Task objective: Begin with the first line below and retype each line exactly through the line containing "(2,731) -- (1213,731);". Any pictures are to be left out.

Supplied material:
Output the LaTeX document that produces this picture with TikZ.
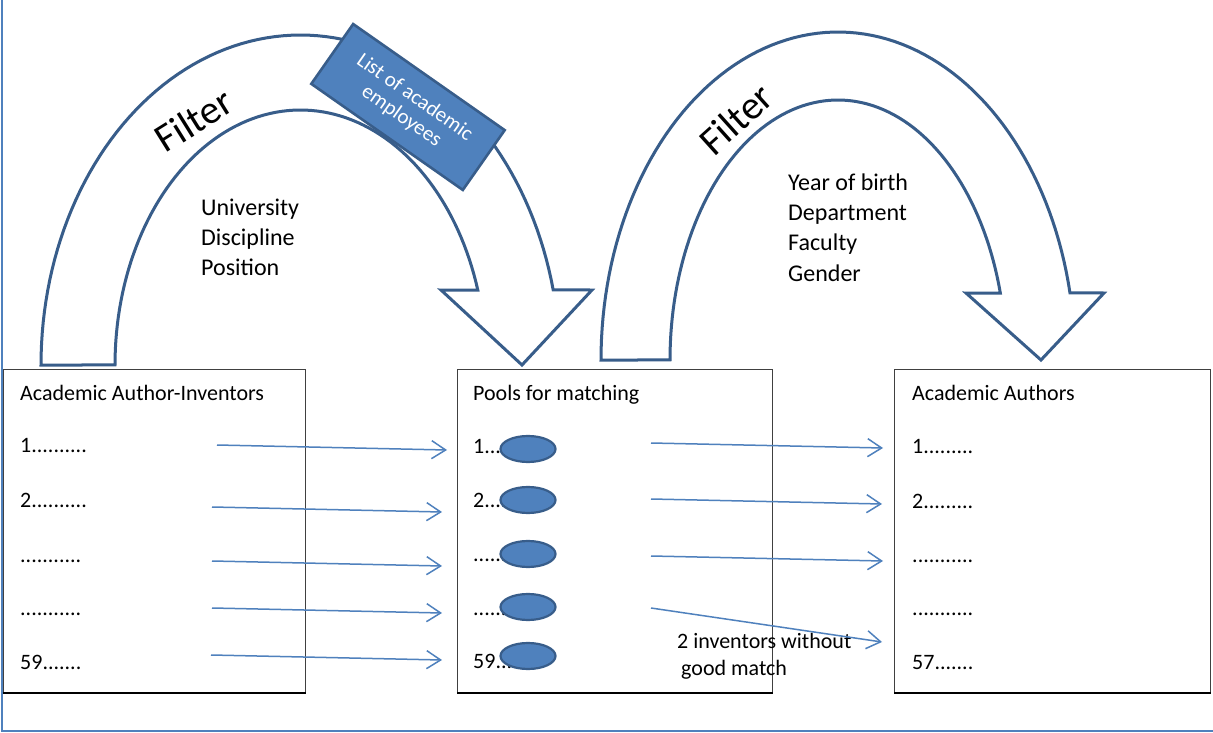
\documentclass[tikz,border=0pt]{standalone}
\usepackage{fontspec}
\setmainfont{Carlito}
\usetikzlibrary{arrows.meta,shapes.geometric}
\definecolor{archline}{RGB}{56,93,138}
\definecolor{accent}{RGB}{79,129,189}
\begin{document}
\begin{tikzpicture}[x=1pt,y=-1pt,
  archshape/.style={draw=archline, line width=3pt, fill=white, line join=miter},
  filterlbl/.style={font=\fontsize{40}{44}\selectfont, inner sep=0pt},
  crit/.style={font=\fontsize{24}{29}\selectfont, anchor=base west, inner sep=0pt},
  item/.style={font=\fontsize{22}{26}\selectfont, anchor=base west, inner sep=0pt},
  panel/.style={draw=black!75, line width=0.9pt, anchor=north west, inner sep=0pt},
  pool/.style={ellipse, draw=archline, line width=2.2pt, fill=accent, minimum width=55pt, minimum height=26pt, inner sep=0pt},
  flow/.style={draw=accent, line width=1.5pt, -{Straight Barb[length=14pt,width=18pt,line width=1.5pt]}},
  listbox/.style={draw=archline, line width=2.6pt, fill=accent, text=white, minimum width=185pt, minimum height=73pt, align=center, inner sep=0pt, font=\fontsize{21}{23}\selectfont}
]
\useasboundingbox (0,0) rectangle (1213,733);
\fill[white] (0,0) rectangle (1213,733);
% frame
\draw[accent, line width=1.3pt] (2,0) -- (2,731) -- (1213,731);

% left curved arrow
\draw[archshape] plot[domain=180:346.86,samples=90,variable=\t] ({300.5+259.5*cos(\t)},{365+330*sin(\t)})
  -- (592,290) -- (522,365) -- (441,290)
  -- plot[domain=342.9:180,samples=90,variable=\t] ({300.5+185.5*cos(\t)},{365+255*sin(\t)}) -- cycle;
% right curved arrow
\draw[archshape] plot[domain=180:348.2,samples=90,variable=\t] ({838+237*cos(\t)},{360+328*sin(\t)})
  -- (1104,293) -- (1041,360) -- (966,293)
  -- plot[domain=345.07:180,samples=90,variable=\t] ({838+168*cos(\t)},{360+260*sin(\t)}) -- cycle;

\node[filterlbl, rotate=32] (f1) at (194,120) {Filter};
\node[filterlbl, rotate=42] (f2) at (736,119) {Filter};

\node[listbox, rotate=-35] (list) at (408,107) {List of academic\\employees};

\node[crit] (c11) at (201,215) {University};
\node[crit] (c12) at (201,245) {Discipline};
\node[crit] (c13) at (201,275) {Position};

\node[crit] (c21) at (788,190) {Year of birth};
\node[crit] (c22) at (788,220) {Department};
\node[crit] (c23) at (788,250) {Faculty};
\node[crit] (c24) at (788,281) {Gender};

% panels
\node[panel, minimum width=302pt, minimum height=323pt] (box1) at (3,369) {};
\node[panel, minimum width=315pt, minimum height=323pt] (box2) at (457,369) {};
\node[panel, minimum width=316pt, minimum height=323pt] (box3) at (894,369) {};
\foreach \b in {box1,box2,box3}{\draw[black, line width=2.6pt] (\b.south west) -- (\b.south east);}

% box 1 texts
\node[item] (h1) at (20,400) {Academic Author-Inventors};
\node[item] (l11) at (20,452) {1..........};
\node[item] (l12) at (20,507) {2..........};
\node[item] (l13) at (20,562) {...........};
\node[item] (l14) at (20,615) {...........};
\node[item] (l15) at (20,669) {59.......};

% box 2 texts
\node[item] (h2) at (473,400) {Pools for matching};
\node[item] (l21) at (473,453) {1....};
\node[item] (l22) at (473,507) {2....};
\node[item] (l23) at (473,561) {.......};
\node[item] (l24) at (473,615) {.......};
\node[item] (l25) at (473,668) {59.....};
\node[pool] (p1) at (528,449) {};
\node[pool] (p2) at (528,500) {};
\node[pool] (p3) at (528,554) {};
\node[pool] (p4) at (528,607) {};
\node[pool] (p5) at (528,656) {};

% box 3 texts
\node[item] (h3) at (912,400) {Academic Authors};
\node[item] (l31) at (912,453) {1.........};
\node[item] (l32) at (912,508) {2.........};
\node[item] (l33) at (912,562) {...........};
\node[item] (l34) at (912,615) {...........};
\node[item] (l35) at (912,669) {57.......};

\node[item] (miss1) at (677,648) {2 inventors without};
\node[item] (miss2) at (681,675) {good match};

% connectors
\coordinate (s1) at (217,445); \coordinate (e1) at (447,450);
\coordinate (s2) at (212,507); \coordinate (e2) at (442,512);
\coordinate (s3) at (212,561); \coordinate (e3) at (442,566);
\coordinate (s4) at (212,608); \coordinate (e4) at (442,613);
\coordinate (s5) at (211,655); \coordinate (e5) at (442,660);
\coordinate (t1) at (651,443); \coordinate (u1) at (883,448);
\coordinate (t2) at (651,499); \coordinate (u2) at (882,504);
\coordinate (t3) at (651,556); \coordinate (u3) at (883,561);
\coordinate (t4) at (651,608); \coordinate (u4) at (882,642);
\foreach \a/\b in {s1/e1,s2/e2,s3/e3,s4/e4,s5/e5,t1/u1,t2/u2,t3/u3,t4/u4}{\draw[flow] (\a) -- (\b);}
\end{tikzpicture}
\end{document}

The solution:
Output the LaTeX document that produces this picture with TikZ.
\documentclass[tikz,border=0pt]{standalone}
\usepackage{fontspec}
\setmainfont{Carlito}
\usetikzlibrary{arrows.meta,shapes.geometric}
\definecolor{archline}{RGB}{56,93,138}
\definecolor{accent}{RGB}{79,129,189}
\begin{document}
\begin{tikzpicture}[x=1pt,y=-1pt,
  archshape/.style={draw=archline, line width=3pt, fill=white, line join=miter},
  filterlbl/.style={font=\fontsize{40}{44}\selectfont, inner sep=0pt},
  crit/.style={font=\fontsize{24}{29}\selectfont, anchor=base west, inner sep=0pt},
  item/.style={font=\fontsize{22}{26}\selectfont, anchor=base west, inner sep=0pt},
  panel/.style={draw=black!75, line width=0.9pt, anchor=north west, inner sep=0pt},
  pool/.style={ellipse, draw=archline, line width=2.2pt, fill=accent, minimum width=55pt, minimum height=26pt, inner sep=0pt},
  flow/.style={draw=accent, line width=1.5pt, -{Straight Barb[length=14pt,width=18pt,line width=1.5pt]}},
  listbox/.style={draw=archline, line width=2.6pt, fill=accent, text=white, minimum width=185pt, minimum height=73pt, align=center, inner sep=0pt, font=\fontsize{21}{23}\selectfont}
]
\useasboundingbox (0,0) rectangle (1213,733);
\fill[white] (0,0) rectangle (1213,733);
% frame
\draw[accent, line width=1.3pt] (2,0) -- (2,731) -- (1213,731);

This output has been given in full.